— START OF Provided entries —
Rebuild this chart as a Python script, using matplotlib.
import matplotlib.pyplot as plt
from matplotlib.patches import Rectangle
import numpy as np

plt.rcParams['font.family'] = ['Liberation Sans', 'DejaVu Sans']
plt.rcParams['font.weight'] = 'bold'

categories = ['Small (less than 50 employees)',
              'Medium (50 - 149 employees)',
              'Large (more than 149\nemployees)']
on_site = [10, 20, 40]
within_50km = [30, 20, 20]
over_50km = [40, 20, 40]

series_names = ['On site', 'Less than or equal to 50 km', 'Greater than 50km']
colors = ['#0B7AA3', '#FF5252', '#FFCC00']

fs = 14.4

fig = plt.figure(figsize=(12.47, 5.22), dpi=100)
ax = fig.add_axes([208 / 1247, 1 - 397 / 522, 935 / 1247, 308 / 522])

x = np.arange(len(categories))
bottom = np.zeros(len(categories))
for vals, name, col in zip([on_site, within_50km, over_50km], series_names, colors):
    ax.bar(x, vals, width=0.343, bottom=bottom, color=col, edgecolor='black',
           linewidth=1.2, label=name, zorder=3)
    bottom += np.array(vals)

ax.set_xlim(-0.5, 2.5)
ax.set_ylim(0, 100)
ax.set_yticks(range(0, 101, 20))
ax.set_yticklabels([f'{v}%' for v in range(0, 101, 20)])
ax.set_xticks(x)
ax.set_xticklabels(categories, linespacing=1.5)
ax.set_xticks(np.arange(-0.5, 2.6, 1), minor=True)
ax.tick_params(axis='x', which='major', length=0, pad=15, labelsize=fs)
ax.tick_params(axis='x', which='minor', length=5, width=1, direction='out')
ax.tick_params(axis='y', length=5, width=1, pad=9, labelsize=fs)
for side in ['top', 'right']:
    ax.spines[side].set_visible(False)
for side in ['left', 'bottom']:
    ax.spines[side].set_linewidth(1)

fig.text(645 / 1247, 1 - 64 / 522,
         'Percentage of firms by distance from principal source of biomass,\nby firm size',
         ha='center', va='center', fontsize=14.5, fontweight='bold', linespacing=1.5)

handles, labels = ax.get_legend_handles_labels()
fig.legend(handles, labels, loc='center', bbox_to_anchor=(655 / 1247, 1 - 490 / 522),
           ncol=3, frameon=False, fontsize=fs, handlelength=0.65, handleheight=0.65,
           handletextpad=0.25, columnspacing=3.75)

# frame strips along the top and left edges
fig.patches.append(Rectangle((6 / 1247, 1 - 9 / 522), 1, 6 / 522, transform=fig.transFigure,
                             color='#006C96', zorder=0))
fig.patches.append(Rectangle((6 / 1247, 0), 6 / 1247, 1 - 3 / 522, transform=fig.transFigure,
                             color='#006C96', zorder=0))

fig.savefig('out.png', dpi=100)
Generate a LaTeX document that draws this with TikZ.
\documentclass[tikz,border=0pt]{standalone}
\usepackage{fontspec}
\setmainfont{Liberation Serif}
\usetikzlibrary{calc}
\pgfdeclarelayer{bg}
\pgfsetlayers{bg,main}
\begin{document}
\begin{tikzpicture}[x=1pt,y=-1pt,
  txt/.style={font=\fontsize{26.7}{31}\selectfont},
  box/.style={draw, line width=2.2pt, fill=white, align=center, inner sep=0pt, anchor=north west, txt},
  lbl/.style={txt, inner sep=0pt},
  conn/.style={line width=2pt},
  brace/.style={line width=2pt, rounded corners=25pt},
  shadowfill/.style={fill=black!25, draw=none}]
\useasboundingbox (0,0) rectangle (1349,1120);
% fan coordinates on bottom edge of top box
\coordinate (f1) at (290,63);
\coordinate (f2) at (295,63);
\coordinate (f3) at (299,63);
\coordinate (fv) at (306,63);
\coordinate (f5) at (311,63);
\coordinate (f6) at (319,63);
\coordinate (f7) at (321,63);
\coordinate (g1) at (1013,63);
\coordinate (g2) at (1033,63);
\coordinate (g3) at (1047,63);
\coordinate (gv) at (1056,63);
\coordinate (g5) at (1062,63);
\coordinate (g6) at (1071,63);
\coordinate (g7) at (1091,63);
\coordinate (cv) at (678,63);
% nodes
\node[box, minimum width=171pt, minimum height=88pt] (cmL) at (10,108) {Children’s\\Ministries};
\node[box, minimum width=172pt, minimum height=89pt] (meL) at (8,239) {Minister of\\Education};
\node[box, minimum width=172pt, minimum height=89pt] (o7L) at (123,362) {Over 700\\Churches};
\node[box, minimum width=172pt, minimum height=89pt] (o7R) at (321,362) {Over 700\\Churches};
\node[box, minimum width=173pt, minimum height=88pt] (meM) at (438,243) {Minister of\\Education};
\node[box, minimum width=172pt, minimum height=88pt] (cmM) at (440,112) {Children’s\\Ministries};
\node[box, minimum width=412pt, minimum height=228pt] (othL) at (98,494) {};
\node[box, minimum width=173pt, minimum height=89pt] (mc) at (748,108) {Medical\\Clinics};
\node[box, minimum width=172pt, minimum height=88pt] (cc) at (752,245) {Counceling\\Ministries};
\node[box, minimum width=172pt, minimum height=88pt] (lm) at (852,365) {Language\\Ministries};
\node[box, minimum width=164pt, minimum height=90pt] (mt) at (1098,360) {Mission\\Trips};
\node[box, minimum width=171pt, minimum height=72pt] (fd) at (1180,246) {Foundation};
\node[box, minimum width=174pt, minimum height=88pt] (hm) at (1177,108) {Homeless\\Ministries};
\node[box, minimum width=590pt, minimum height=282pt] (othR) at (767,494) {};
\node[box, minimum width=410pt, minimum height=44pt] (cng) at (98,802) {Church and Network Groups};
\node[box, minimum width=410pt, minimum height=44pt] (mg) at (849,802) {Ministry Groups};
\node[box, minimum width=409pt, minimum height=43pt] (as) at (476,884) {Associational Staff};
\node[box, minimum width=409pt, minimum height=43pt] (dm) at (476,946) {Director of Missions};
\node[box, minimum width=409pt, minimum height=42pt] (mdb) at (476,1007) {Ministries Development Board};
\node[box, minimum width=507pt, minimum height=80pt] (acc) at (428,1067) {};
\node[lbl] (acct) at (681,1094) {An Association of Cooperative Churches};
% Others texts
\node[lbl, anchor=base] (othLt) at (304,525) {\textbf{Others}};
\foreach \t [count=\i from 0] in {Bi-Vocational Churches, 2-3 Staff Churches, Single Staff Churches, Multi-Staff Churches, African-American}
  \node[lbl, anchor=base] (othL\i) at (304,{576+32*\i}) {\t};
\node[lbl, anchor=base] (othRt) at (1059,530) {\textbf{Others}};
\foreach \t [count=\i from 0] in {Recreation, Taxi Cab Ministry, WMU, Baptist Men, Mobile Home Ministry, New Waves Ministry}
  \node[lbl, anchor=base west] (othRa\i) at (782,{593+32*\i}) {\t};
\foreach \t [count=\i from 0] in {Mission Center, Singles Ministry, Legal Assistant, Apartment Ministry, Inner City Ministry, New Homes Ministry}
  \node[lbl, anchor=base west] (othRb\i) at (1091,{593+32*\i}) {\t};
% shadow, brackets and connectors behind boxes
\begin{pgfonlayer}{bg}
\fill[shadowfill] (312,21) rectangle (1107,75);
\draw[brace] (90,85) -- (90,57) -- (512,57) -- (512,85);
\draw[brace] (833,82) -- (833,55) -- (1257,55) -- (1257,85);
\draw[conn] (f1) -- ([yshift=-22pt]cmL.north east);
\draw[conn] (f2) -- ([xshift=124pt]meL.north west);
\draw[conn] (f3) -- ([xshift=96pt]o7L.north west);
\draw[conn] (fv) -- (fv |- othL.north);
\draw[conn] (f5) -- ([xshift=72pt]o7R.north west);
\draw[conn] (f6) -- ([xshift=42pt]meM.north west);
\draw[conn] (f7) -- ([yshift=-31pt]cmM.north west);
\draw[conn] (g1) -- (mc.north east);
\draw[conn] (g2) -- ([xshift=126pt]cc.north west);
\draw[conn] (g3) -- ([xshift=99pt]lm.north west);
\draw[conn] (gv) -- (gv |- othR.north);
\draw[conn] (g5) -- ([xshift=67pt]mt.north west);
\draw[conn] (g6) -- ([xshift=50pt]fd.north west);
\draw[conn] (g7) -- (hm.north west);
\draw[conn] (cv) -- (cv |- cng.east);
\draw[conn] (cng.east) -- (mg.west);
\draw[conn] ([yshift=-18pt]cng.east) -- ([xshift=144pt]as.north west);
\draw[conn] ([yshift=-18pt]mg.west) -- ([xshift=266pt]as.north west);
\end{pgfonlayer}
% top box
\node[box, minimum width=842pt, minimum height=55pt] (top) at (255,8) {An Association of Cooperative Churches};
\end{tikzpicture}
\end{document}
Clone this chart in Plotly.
— END OF Provided entries —
### Aim
Each line from the top of the material above through the line with "ax = fig.add_axes([208" must be echoed exactly, and no other line.

### Response to this exercise
Rebuild this chart as a Python script, using matplotlib.
import matplotlib.pyplot as plt
from matplotlib.patches import Rectangle
import numpy as np

plt.rcParams['font.family'] = ['Liberation Sans', 'DejaVu Sans']
plt.rcParams['font.weight'] = 'bold'

categories = ['Small (less than 50 employees)',
              'Medium (50 - 149 employees)',
              'Large (more than 149\nemployees)']
on_site = [10, 20, 40]
within_50km = [30, 20, 20]
over_50km = [40, 20, 40]

series_names = ['On site', 'Less than or equal to 50 km', 'Greater than 50km']
colors = ['#0B7AA3', '#FF5252', '#FFCC00']

fs = 14.4

fig = plt.figure(figsize=(12.47, 5.22), dpi=100)
ax = fig.add_axes([208 / 1247, 1 - 397 / 522, 935 / 1247, 308 / 522])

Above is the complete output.